begin DATA SHOWN
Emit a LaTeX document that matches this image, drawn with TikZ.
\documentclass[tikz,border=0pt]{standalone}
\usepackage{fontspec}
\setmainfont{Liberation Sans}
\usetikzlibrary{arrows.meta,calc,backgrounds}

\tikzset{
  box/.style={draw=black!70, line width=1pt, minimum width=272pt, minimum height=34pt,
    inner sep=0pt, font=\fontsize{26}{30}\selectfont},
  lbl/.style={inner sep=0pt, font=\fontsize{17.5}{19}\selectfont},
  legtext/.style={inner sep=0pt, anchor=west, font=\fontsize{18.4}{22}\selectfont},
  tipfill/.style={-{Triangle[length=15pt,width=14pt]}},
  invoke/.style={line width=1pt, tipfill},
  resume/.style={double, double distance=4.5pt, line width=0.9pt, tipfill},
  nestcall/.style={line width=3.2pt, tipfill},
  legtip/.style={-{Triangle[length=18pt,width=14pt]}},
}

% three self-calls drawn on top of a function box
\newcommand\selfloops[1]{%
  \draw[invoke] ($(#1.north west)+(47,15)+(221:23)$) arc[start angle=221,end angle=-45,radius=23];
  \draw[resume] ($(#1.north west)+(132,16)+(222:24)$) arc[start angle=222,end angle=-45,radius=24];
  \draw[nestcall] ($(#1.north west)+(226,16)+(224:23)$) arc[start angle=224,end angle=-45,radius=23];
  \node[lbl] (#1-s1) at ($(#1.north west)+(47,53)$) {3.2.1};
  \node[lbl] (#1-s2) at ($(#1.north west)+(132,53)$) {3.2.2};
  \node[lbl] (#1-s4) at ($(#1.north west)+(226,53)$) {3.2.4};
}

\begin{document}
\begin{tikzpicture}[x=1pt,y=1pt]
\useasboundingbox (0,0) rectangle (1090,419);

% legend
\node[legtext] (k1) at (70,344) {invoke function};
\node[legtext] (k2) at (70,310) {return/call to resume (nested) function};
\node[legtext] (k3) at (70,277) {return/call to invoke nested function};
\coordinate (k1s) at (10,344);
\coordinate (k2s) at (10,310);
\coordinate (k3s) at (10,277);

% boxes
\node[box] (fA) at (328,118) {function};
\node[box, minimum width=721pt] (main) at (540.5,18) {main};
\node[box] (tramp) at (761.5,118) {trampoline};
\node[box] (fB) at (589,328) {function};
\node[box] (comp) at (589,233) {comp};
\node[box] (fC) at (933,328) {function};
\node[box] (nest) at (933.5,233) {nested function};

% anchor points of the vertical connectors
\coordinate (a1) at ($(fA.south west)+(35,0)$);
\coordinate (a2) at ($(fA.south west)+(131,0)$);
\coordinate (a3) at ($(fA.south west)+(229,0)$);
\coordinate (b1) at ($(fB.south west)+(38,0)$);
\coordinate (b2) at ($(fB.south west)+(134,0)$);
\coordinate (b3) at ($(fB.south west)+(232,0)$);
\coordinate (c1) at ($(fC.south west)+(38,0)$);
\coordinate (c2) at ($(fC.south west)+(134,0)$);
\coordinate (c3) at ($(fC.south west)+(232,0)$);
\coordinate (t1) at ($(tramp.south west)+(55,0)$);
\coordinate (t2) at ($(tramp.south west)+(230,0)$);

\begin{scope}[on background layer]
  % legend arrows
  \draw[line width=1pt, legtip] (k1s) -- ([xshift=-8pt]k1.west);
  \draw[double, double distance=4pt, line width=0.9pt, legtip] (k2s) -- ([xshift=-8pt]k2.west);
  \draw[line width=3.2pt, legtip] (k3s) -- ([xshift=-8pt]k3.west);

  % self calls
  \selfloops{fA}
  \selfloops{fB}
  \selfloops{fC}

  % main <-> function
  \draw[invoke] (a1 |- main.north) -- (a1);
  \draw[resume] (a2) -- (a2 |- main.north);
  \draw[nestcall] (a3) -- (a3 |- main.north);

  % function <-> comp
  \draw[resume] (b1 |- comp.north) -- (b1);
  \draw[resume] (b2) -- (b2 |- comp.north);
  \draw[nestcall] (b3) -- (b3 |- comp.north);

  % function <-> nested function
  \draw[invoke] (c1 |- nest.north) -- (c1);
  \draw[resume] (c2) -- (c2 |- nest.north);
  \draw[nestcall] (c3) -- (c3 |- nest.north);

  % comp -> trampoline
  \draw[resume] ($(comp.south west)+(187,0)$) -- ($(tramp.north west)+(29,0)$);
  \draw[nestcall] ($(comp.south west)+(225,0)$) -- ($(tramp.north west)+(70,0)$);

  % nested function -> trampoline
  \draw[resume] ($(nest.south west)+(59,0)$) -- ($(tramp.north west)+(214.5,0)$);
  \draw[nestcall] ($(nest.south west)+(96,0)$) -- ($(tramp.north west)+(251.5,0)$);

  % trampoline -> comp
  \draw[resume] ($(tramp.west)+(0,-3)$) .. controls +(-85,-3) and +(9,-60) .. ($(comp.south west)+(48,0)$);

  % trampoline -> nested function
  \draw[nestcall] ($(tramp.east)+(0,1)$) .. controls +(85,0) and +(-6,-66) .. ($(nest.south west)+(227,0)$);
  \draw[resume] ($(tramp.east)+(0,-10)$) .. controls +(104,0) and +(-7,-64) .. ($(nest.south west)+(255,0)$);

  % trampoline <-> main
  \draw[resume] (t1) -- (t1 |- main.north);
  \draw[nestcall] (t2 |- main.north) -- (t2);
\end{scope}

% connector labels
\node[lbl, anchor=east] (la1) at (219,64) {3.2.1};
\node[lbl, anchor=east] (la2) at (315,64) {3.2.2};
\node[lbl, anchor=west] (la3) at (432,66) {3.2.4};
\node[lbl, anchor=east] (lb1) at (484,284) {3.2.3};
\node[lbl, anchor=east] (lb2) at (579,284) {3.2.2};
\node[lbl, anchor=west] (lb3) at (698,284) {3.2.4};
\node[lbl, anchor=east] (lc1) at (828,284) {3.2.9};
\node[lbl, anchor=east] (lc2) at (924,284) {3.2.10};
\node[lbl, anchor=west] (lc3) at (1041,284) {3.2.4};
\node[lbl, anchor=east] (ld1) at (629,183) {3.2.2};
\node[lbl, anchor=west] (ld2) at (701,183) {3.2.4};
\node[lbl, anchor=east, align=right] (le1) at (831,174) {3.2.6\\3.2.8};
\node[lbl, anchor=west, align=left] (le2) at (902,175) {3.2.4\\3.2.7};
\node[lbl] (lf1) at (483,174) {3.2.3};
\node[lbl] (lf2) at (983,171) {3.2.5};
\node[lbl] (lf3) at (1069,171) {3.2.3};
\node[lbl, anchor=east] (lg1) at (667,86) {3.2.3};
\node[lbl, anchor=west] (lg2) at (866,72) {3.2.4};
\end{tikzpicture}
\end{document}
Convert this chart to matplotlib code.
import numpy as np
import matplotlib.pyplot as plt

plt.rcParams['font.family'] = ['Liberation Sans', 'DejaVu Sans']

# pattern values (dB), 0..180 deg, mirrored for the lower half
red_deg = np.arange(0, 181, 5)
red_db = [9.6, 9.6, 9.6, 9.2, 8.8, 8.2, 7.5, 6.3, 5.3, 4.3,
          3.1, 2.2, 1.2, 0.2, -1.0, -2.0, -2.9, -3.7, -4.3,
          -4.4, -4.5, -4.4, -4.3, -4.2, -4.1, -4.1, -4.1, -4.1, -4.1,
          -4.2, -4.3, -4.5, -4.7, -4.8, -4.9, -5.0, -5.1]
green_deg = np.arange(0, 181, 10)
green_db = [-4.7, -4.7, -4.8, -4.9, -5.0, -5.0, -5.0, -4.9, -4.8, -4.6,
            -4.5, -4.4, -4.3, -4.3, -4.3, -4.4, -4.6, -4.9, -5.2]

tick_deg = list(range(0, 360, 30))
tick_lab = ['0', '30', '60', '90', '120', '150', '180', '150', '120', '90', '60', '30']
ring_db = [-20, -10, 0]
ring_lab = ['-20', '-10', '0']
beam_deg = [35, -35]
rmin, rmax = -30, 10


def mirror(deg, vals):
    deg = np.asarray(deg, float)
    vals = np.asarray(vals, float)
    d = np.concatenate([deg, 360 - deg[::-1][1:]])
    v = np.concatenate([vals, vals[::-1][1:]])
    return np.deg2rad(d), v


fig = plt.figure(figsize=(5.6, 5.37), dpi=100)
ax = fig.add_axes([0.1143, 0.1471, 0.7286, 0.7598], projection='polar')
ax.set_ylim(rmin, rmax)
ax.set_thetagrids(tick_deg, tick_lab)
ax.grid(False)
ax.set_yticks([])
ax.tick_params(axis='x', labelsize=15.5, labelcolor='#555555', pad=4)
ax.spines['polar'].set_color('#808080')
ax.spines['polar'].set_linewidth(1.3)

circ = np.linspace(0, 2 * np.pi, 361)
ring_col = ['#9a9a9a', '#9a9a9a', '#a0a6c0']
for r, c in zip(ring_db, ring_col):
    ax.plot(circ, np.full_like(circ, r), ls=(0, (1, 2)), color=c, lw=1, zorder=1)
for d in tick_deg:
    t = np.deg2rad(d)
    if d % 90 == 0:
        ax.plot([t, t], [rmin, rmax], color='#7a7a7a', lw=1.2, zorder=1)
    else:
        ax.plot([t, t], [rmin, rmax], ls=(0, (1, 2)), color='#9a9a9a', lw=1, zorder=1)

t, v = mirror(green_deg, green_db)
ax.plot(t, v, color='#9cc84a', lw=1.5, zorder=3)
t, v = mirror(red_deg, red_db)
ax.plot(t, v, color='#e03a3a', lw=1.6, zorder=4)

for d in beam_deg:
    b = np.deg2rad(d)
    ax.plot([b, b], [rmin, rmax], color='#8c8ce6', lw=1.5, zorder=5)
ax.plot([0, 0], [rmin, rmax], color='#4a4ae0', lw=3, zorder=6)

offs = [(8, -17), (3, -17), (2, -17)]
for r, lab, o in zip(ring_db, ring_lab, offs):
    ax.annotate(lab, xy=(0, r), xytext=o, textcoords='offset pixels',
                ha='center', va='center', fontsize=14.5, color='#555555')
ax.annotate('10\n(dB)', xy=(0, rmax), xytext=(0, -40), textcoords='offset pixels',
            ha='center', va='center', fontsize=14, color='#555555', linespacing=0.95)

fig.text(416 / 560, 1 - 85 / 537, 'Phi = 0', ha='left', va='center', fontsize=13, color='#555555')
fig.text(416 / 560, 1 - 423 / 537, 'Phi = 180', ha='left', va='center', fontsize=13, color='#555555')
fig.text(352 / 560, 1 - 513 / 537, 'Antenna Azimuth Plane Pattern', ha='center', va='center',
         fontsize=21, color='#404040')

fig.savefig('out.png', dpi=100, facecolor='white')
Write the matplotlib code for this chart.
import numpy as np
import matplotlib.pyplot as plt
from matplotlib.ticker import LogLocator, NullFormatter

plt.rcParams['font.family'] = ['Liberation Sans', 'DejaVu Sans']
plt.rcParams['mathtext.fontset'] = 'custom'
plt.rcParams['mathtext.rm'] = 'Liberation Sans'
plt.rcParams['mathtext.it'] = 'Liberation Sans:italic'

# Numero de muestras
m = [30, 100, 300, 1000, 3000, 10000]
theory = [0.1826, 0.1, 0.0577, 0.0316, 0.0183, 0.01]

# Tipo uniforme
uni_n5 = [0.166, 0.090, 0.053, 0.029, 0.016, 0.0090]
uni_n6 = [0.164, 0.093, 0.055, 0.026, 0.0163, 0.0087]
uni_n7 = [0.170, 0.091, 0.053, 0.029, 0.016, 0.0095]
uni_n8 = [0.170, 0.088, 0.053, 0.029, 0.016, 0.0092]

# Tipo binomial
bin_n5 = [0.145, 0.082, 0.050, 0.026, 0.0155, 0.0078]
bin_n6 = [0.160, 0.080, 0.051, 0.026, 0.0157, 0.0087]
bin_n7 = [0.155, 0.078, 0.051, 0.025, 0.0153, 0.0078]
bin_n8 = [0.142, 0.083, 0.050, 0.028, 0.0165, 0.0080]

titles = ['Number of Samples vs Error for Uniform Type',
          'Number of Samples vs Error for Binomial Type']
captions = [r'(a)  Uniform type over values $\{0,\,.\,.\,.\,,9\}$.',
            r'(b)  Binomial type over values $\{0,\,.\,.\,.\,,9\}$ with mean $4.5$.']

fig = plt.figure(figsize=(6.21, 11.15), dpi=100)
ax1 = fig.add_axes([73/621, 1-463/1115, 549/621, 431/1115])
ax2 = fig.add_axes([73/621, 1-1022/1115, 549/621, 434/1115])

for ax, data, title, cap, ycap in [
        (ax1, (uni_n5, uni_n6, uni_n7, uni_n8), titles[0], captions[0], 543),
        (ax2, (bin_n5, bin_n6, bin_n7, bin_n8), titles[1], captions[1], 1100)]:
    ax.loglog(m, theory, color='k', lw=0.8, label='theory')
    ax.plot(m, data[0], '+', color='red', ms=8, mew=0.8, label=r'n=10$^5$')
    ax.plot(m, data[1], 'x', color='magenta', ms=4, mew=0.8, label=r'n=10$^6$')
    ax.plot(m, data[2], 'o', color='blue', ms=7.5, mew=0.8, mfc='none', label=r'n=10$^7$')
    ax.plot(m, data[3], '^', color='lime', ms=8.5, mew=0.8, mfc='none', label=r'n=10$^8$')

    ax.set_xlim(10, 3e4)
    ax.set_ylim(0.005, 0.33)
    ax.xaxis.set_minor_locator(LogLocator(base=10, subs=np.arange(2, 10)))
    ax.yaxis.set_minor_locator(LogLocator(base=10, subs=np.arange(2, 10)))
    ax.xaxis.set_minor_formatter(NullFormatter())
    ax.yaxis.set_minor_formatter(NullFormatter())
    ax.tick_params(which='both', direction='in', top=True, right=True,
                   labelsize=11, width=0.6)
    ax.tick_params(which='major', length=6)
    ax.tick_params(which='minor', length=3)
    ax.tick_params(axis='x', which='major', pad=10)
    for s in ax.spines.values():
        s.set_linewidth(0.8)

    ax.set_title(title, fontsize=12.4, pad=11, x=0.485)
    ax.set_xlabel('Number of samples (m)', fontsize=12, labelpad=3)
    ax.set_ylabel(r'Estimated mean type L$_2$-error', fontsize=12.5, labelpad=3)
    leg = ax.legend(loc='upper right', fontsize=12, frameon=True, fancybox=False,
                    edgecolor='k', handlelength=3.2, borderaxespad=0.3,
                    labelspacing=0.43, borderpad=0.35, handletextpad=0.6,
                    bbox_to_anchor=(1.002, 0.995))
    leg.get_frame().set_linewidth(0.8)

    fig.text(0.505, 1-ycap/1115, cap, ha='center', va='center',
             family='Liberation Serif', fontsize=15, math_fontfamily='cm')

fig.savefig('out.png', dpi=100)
end DATA SHOWN
Check each line of the records for "this" and copy the ones that contain it.

Emit a LaTeX document that matches this image, drawn with TikZ.
Convert this chart to matplotlib code.
Write the matplotlib code for this chart.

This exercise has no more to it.